The NAFEMS Business Impact Working Group is proposing a methodology that has been assembled from best practices across a number of companies where the value created by simulation and related digital work processes is appropriately valued. We are sharing this with the hope that others who are struggling to quantify the Business Impact of their work will find it helpful.

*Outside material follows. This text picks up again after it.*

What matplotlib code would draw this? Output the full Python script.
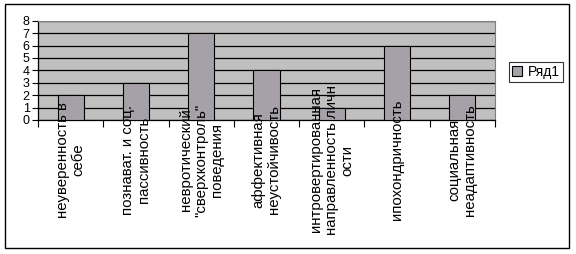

Mark Meili held a variety of technical and management positions in both R&D and Product Supply Engineering within Procter & Gamble. Most recently he led Modeling & Simulation as a capability for the Corporation as well as Product and Package data systems spanning both organizations and technical work processes from research to commercialization to supply chain operation. Mark owned innovation strategy for these tools and methods as well as the computing hardware and software strategies that enables them. Mark received Bachelor of Science degrees from Kansas State University, one in Mechanical Engineering and one in Grain Science & Industry.
Mark served in the U.S. Department of Energy’s ExaScale Computing Project Industrial Advisory Board and currently serves the NAFEMS ASSESS Business Challenges Theme Committee. Mark has contributed to a Visioning Workshop with the National Science Foundation and a National Academy of Engineering workshop to accelerate Commercialization of U.S. Government sponsored research.
Mark now consults and does keynote speaking for a variety of for profit and nonprofit organizations on topics ranging from the benefits of Digital Transformation to Innovation, to applied problem solving.